Le cinéma coréen est décidemment à la fête. Après la Palme d’Or attribuée à Parasite, voilà qu’il nous offre le thriller parfait pour la saison avec trois personnages ambigus et complémentaires. Car le Gangster, le Flic et l’Assassin sont trois profils pétris de violence. Le réalisateur Lee Won-Tae ne baisse que rarement le rythme pour un film épileptique à la tension saisissante. Et comme l’action se double d’une réflexion ardue sur la frontière entre le bien et le mal, le spectateur ressort de la salle avec la banane.
Les spectateurs collés au siège
Le début du film flirte (volontairement?) avec la caricature. Le flic est une tête brulée qui ne respecte rien, ni les gangsters ni sa hiérarchie, il semble tout droit sorti du cinéma américain le plus ringard. Le gangster est une boule de muscle qui ne recule devant aucune extrémité pour se faire respecter. L’assassin est un serial killer froid et sans sentiments. Les premières minutes brossent des portraits caricaturaux qui font craindre un opus sans vraie originalité. Et c’est bien là tout l’art du réalisateur. Car le film passe vite outre la facilité pour multiplier les surprises. Le film n’est qu’une suite de péripéties véritablement originales et imprévisibles. Car le bon et le méchant doivent s’allier pour retrouver la brute mais ils ne respectent leur accord collaboratif qu’à hauteur de leurs avantages respectifs, se tirant constamment dans les pattes dans un ouragan jouissif de dommages collatéraux et de déflagrations incontrôlables. C’est justement cette absence de contrôle sur les évènements qui fait tout le charme vénéneux du film. En jouant chacun leur carte, le gangster et le flic font déraper leur recherche commune et le spectateur prend un pied insensé devant les moyens déployés pour attraper l’ordure tandis que d’autres intrigues s’y ajoutent tout du long. Car l’Assassin est aussi une panacée pour ceux qui veulent s’en servir comme appât ou bouc émissaire pour leurs intérêts propres. Alors la conséquence principale est une surabondance jouissive de scènes perverses avec des personnages laissant libre cours à leur violence intérieure.
Un exutoire pour des violences intérieures
Le réalisateur se sert de ses acteurs pour montrer différents niveaux de violence. Nécessaire pour le gangster afin de défendre son territoire contre les tentatives d’agression extérieures, elle est un outil pour le flic dans l’exercice de sa mission de maintien de l’ordre et une jouissance pour l’assassin qui ne s’en sert que pour son plaisir sadique personnel. Le réalisateur utilise des procédés certes classiques mais efficaces pour la faire ressentir de manière épidermique au spectateur.

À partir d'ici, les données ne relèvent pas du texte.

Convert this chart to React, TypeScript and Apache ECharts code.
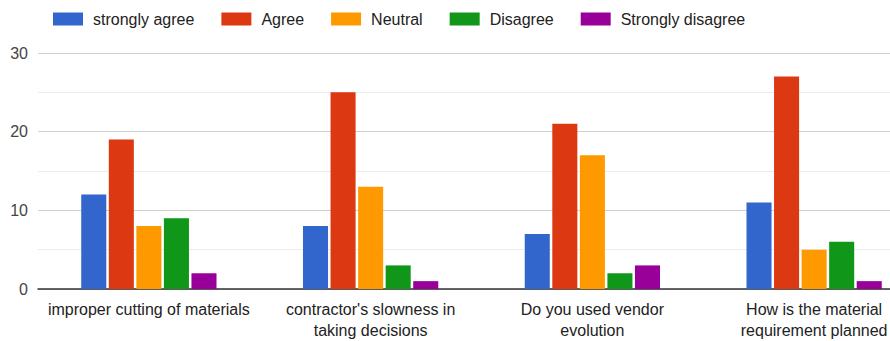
import React, { useEffect, useRef } from "react";
import * as echarts from "echarts";

const categories = [
  "improper cutting of materials",
  "contractor's slowness in\ntaking decisions",
  "Do you used vendor\nevolution",
  "How is the material\nrequirement planned",
];
const seriesNames = ["strongly agree", "Agree", "Neutral", "Disagree", "Strongly disagree"];
const stronglyAgree = [12, 8, 7, 11];
const agree = [19, 25, 21, 27];
const neutral = [8, 13, 17, 5];
const disagree = [9, 3, 2, 6];
const stronglyDisagree = [2, 1, 3, 1];
const colors = ["#3366cc", "#dc3912", "#ff9900", "#109618", "#990099"];

export default function App() {
  const ref = useRef<HTMLDivElement>(null);
  useEffect(() => {
    if (!ref.current) return;
    document.body.style.margin = "0";
    const chart = echarts.init(ref.current, undefined, { renderer: "svg" });
    const values = [stronglyAgree, agree, neutral, disagree, stronglyDisagree];
    chart.setOption({
      animation: false,
      textStyle: { fontFamily: "Liberation Sans, Arial, sans-serif" },
      legend: {
        left: 48,
        top: 6,
        itemWidth: 30,
        itemHeight: 13,
        itemGap: 27,
        icon: "rect",
        textStyle: { fontSize: 16, color: "#222", padding: [0, 0, 0, 5] },
        data: seriesNames,
      },
      grid: { left: 38, right: 0, top: 53, bottom: 50 },
      xAxis: {
        type: "category",
        data: categories,
        axisTick: { show: false },
        axisLine: { lineStyle: { color: "#333", width: 1.5 } },
        axisLabel: { fontSize: 16, color: "#222", margin: 10, lineHeight: 21, interval: 0 },
      },
      yAxis: {
        type: "value",
        min: 0,
        max: 30,
        interval: 10,
        axisLabel: { fontSize: 16, color: "#444", margin: 10 },
        splitLine: { lineStyle: { color: "#d0d0d0", width: 1 } },
        minorSplitLine: { show: true, lineStyle: { color: "#ececec" } },
        minorTick: { show: false, splitNumber: 2 },
      },
      series: seriesNames.map((name, i) => ({
        name,
        type: "bar",
        data: values[i],
        itemStyle: { color: colors[i] },
        barGap: "10%",
        barCategoryGap: "39%",
      })),
    });
    return () => chart.dispose();
  }, []);
  return (
    <div style={{ width: 890, height: 341, overflow: "hidden", position: "relative" }}>
      <div ref={ref} style={{ width: 925, height: 341 }} />
    </div>
  );
}
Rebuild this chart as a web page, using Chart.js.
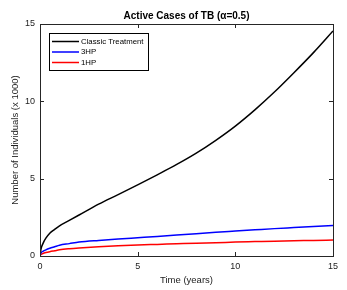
<!DOCTYPE html>
<html>
<head>
<meta charset="utf-8">
<script src="https://cdn.jsdelivr.net/npm/chart.js@4"></script>
<style>
  html, body { margin: 0; padding: 0; background: #fff; }
  #wrap { width: 347px; height: 290px; position: relative; }
</style>
</head>
<body>
<div id="wrap"><canvas id="myChart"></canvas></div>
<script>
const years   = [0, 0.05, 0.15, 0.3, 0.5, 0.75, 1, 1.5, 2, 3, 4, 5, 6, 7, 8, 9, 10, 11, 12, 13, 14, 15];
const classic = [0, 0.45, 0.8, 1.15, 1.47, 1.72, 1.95, 2.3, 2.65, 3.35, 3.97, 4.6, 5.25, 5.92, 6.65, 7.48, 8.4, 9.45, 10.6, 11.85, 13.15, 14.55];
const hp3     = [0, 0.2, 0.3, 0.4, 0.5, 0.6, 0.7, 0.8, 0.9, 1.01, 1.1, 1.18, 1.26, 1.35, 1.44, 1.53, 1.61, 1.69, 1.77, 1.84, 1.91, 1.98];
const hp1     = [0, 0.1, 0.16, 0.22, 0.28, 0.34, 0.4, 0.47, 0.52, 0.6, 0.66, 0.71, 0.75, 0.79, 0.83, 0.86, 0.9, 0.93, 0.96, 0.98, 1.01, 1.03];
const xTicks  = [0, 5, 10, 15];
const yTicks  = [0, 5, 10, 15];

const FONT = 'Liberation Sans, Arial, Helvetica, sans-serif';

function pts(vals) {
    return years.map((t, i) => ({ x: t, y: vals[i] }));
}

// box round the plot, inward ticks, title and legend (MATLAB look)
const matlabBox = {
    id: 'matlabBox',
    afterDraw(chart) {
        const c = chart.ctx;
        const a = chart.chartArea;
        const xs = chart.scales.x, ys = chart.scales.y;
        c.save();
        c.strokeStyle = '#262626';
        c.lineWidth = 1;
        c.strokeRect(a.left + 0.5, a.top + 0.5, a.right - a.left, a.bottom - a.top);
        c.beginPath();
        xTicks.forEach(v => {
            const px = Math.round(xs.getPixelForValue(v)) + 0.5;
            c.moveTo(px, a.bottom); c.lineTo(px, a.bottom - 4);
            c.moveTo(px, a.top); c.lineTo(px, a.top + 4);
        });
        yTicks.forEach(v => {
            const py = Math.round(ys.getPixelForValue(v)) + 0.5;
            c.moveTo(a.left, py); c.lineTo(a.left + 4, py);
            c.moveTo(a.right, py); c.lineTo(a.right - 4, py);
        });
        c.stroke();

        // title
        c.fillStyle = '#000';
        c.font = 'bold 10px ' + FONT;
        c.textAlign = 'center';
        c.textBaseline = 'middle';
        c.fillText('Active Cases of TB (\u03B1=0.5)', (a.left + a.right) / 2, 16);

        // legend
        const lx = 49, ly = 33, lw = 99, lh = 37;
        c.fillStyle = '#fff';
        c.fillRect(lx, ly, lw, lh);
        c.strokeStyle = '#000';
        c.strokeRect(lx + 0.5, ly + 0.5, lw, lh);
        c.font = '7.8px ' + FONT;
        c.textAlign = 'left';
        chart.data.datasets.forEach((ds, i) => {
            const yy = ly + 8.5 + i * 10.5;
            c.strokeStyle = ds.borderColor;
            c.lineWidth = 1.5;
            c.beginPath();
            c.moveTo(lx + 3, yy); c.lineTo(lx + 30, yy);
            c.stroke();
            c.fillStyle = '#000';
            c.fillText(ds.label, lx + 32, yy);
        });
        c.restore();
    }
};

new Chart(document.getElementById('myChart'), {
    type: 'line',
    data: {
        datasets: [
            { label: 'Classic Treatment', data: pts(classic), borderColor: '#000000' },
            { label: '3HP', data: pts(hp3), borderColor: '#0000ff' },
            { label: '1HP', data: pts(hp1), borderColor: '#ff0000' }
        ]
    },
    options: {
        responsive: true,
        maintainAspectRatio: false,
        animation: false,
        events: [],
        layout: { padding: { top: 24, right: 14, left: 0, bottom: 0 } },
        elements: {
            point: { radius: 0 },
            line: { borderWidth: 1.5, cubicInterpolationMode: 'monotone', fill: false }
        },
        plugins: {
            legend: { display: false },
            title: { display: false },
            tooltip: { enabled: false }
        },
        scales: {
            x: {
                type: 'linear',
                min: 0, max: 15,
                afterFit: s => { s.height = 34; },
                afterBuildTicks: s => { s.ticks = xTicks.map(v => ({ value: v })); },
                grid: { display: false, drawTicks: false, tickLength: 0 },
                border: { display: false },
                ticks: { padding: 5, color: '#222', font: { family: FONT, size: 9 }, maxRotation: 0 },
                title: { display: true, text: 'Time (years)', color: '#222',
                         font: { family: FONT, size: 9.5 }, padding: { top: 0, bottom: 4 } }
            },
            y: {
                min: 0, max: 15,
                afterFit: s => { s.width = 40; },
                afterBuildTicks: s => { s.ticks = yTicks.map(v => ({ value: v })); },
                grid: { display: false, drawTicks: false, tickLength: 0 },
                border: { display: false },
                ticks: { padding: 5, color: '#222', font: { family: FONT, size: 9 } },
                title: { display: true, text: 'Number of Individuals (x 1000)', color: '#222',
                         font: { family: FONT, size: 9.5 }, padding: { top: 10, bottom: 0 } }
            }
        }
    },
    plugins: [matlabBox]
});
</script>
</body>
</html>
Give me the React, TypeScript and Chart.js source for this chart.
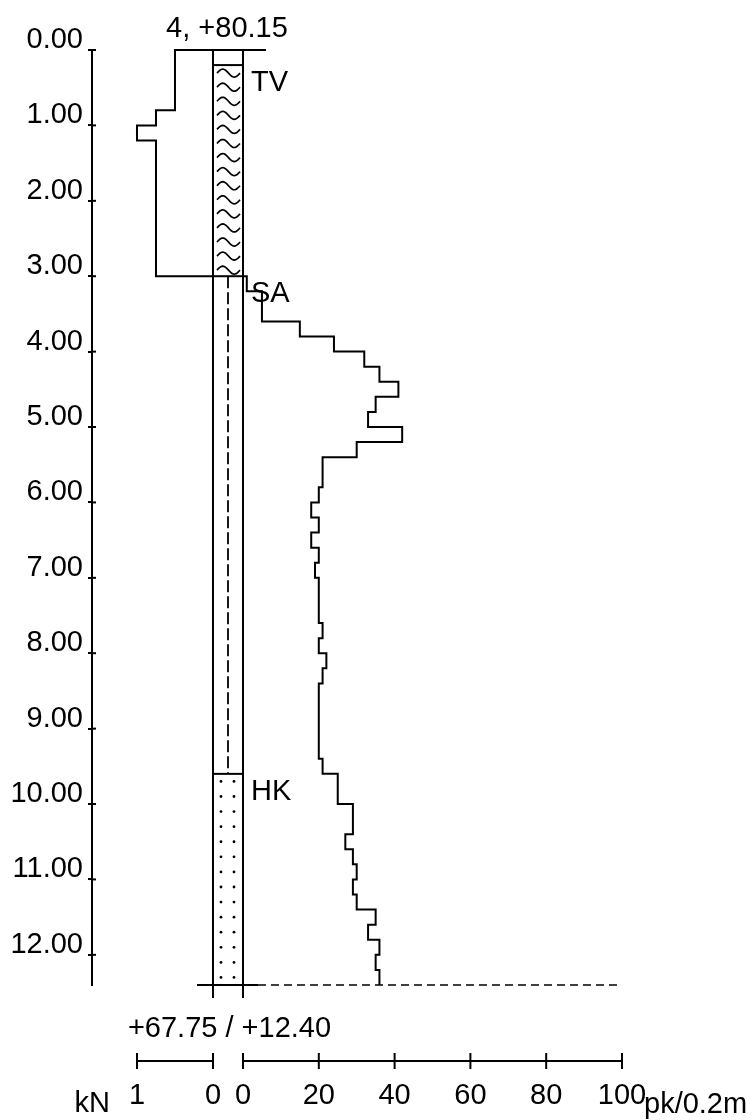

Nuit noire, pluie qui mouille, musique qui sabre les tympans, le film fait déferler un tableau noir de la société coréenne, entre collusions entre justice et pègre, impuissance de services de police clairsemés face à un implacable tueur solitaire, victimes choisies au hasard sans motif de vengeance, vies vidées de sens au-delà des fonctions sociales de base. Car le Gangster offre des plaisirs interdits à une population en manque de profondeur, d’où l’acceptation tacite des autorités, ce que le Flic n’accepte pas, lui si dévoué au respect de la justice. L’Assassin vit en dehors de ce système, n’acceptant aucune autorité ni loi, refusant les contingences sociales, d’où la difficulté à l’attraper.
Les acteurs sont formidables dans la mise en scène décomplexée du réalisateur. Le film est un pur moment d’action où les neurones sont mis à rude épreuve tandis que les yeux se réjouissent du spectacle visuel. Je suis 100% pour ce type de cinéma d’action intelligent et retors. A 100 000 lieues de Fast & Furious, en somme.